TikTok has played a particular role in spreading the 9+1+1 = 12 myth, which continues to circulate despite being mathematically wrong. The explanation sounds plausible on first pass, which is exactly the kind of thing short-form video is engineered to spread.

The broader digital trend is that slang now moves at a pace that etymology struggles to keep up with. By the time a term gets formally documented, it has already been used by millions of people in ways that may or may not match its original meaning.

Frequently Asked Questions

Is “12” a derogatory term for police?

On its own, “12” is a neutral piece of slang. Its original function was practical — a quick warning code. Whether it carries disrespectful intent depends entirely on context and tone. In protest settings or certain song lyrics, it often conveys hostility toward law enforcement. In casual conversation, many people use it the same way they’d say “cops” or “officers” without any loaded meaning attached.

Do police officers call themselves “12”?

No. “12” is civilian slang, not internal police terminology. Officers refer to themselves and colleagues using official designations — unit numbers, ranks, or “officer.” The slang exists in the space between law enforcement and the communities they police, not within law enforcement itself.

Where is the term “12” most common?

The slang is most firmly rooted in Atlanta and the American South, where it likely developed through either the narcotics unit theory or early hip-hop culture. Through music and social media, it has spread nationally and is now used across the country, though it remains strongest among younger speakers.

Are there other theories about why police are called “12”?

Yes. Some point to the 12th Precinct of the NYPD, which had a reputation for aggressive policing — though this is considered a minor theory with little supporting evidence. The ACAB/1312 theory also circulates but is more likely a secondary meaning than a true origin. The most credible explanations remain the 10-12 radio code, the Adam-12 TV connection, and the Atlanta narcotics unit theory.

What other slang terms exist for police?

Common alternatives include: 5-0 (or Five-O), po-po, the fuzz, pigs, the boys, the heat, one-time, and Feds. In Britain, officers are sometimes called bobbies, plod, or the Bill. Each term carries its own history and cultural weight.

The Number That Stuck

The exact origin of why police are called “12” may never be confirmed beyond dispute. What’s clear is that the term didn’t come from one source — it likely came from several, converging over decades until the number became inseparable from the idea of law enforcement in American street language.

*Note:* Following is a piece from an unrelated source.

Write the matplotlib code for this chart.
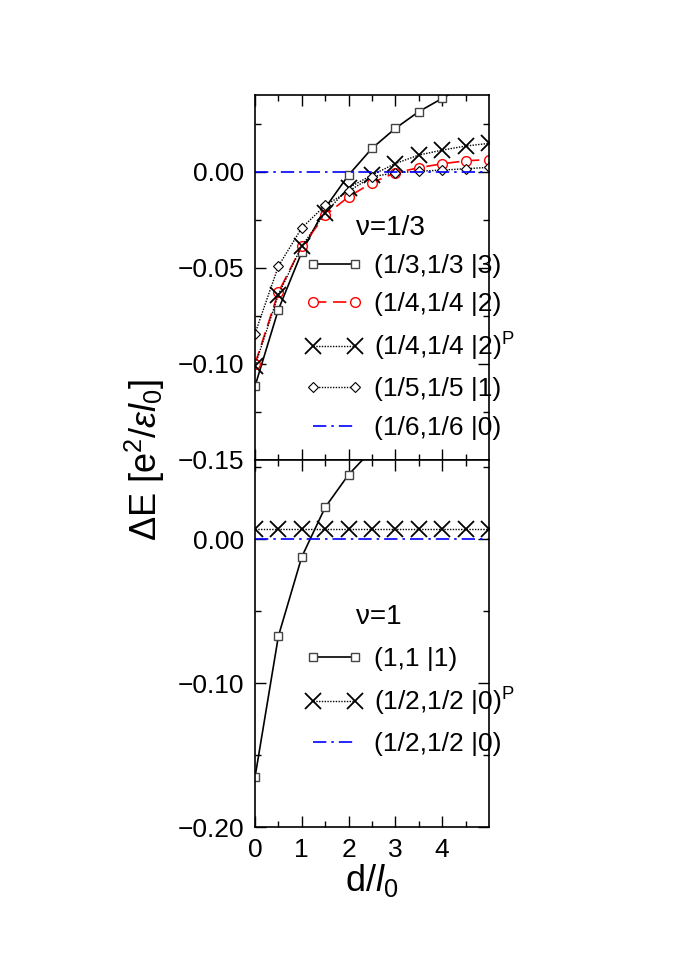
import numpy as np
import matplotlib.pyplot as plt

plt.rcParams['font.family'] = ['Liberation Sans', 'DejaVu Sans']
plt.rcParams['mathtext.fontset'] = 'custom'
plt.rcParams['mathtext.rm'] = 'Liberation Sans'
plt.rcParams['mathtext.it'] = 'Liberation Sans:italic'

d = np.arange(0, 5.01, 0.5)

# nu = 1/3 panel
e_33_3 = [-0.1116, -0.0717, -0.0418, -0.0188, -0.0017, 0.0122, 0.0226, 0.0313, 0.0382, 0.045, 0.051]
e_44_2 = [-0.100, -0.0627, -0.0387, -0.0227, -0.013, -0.0057, -0.0005, 0.0021, 0.0042, 0.0057, 0.0064]
e_44_2p = [-0.101, -0.0639, -0.0387, -0.0214, -0.0083, -0.0017, 0.0043, 0.0087, 0.0113, 0.0134, 0.0148]
e_55_1 = [-0.0842, -0.0491, -0.0292, -0.0175, -0.0101, -0.0026, -0.0005, 0.0003, 0.0009, 0.0016, 0.0023]
e_66_0 = [0.0] * 11

# nu = 1 panel
e_11_1 = [-0.1654, -0.0674, -0.0123, 0.0221, 0.0448, 0.062, 0.076, 0.088, 0.098, 0.106, 0.113]
e_22_0p = [0.007] * 11
e_22_0 = [0.0] * 11

fig = plt.figure(figsize=(6.92, 9.69), dpi=100)
ax1 = fig.add_axes([0.3685, 0.5253, 0.338, 0.3767])
ax2 = fig.add_axes([0.3685, 0.1465, 0.338, 0.3788])

sq = dict(marker='s', ms=6, mfc='white', mec='#444444', mew=1.0)
cross = dict(marker='x', ms=11, mew=1.3, color='black')
dot = (0, (1, 1))

ax1.plot(d, e_33_3, '-', color='black', lw=1.2, label='(1/3,1/3 |3)', **sq)
ax1.plot(d, e_44_2, color='red', ls=(0, (8, 4)), lw=1.2, marker='o', ms=7, mfc='white',
         mec='red', label='(1/4,1/4 |2)')
ax1.plot(d, e_44_2p, ls=dot, lw=1.0, label='(1/4,1/4 |2)$^{\\rm P}$', **cross)
ax1.plot(d, e_55_1, color='black', ls=dot, lw=1.0, marker='D', ms=5, mfc='white',
         mec='black', mew=0.8, label='(1/5,1/5 |1)')
ax1.plot(d, e_66_0, color='blue', ls=(0, (8, 3, 1.5, 3)), lw=1.2, label='(1/6,1/6 |0)')

ax2.plot(d, e_11_1, '-', color='black', lw=1.2, label='(1,1 |1)', **sq)
ax2.plot(d, e_22_0p, ls=dot, lw=1.0, label='(1/2,1/2 |0)$^{\\rm P}$', **cross)
ax2.plot(d, e_22_0, color='blue', ls=(0, (8, 3, 1.5, 3)), lw=1.2, label='(1/2,1/2 |0)')

for ax in (ax1, ax2):
    ax.set_xlim(0, 5)
    ax.set_xticks([0, 1, 2, 3, 4])
    ax.set_xticks(np.arange(0.5, 5, 1), minor=True)
    ax.tick_params(which='both', direction='in', top=True, right=True, labelsize=19, pad=8)
    ax.tick_params(which='major', length=8, width=1)
    ax.tick_params(which='minor', length=4, width=1)
    for s in ax.spines.values():
        s.set_linewidth(1.2)

ax1.set_ylim(-0.15, 0.04)
ax1.set_yticks([-0.15, -0.10, -0.05, 0.00])
ax1.set_yticks([-0.125, -0.075, -0.025, 0.025], minor=True)
ax1.set_yticklabels(['\u22120.15', '\u22120.10', '\u22120.05', '0.00'])
ax1.tick_params(labelbottom=False)

ax2.set_ylim(-0.20, 0.055)
ax2.set_yticks([-0.20, -0.10, 0.00])
ax2.set_yticks([-0.15, -0.05, 0.05], minor=True)
ax2.set_yticklabels(['\u22120.20', '\u22120.10', '0.00'])
ax2.set_xlabel('d/$l_0$', fontsize=26, labelpad=0)

ax1.text(2.15, -0.029, '\u03bd=1/3', fontsize=20, va='center')
ax2.text(2.15, -0.054, '\u03bd=1', fontsize=20, va='center')

leg_kw = dict(frameon=False, fontsize=19, handlelength=2.2, numpoints=2,
              labelspacing=0.55, handletextpad=0.4, borderpad=0, borderaxespad=0)
ax1.legend(loc='upper left', bbox_to_anchor=(0.214, 0.565), **leg_kw)
ax2.legend(loc='upper left', bbox_to_anchor=(0.214, 0.49), **leg_kw)

fig.text(0.21, 0.525, '\u0394E [e$^2$/$\\varepsilon l_0$]', rotation=90,
         fontsize=26, ha='center', va='center')

fig.savefig('out.png', dpi=100)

Radio codes, TV dramas, Southern rap, protest movements, and social media all played a part. That’s how durable slang usually works: it doesn’t have a single inventor. It has a culture.

The next time you hear someone shout “12” or see it trending online, you’re witnessing a word that has traveled from police radio frequencies through late-night TV, onto Atlanta street corners, into rap lyrics, and finally across every screen in the country — all while keeping the same basic meaning it may have had from the beginning: watch out, the police are here.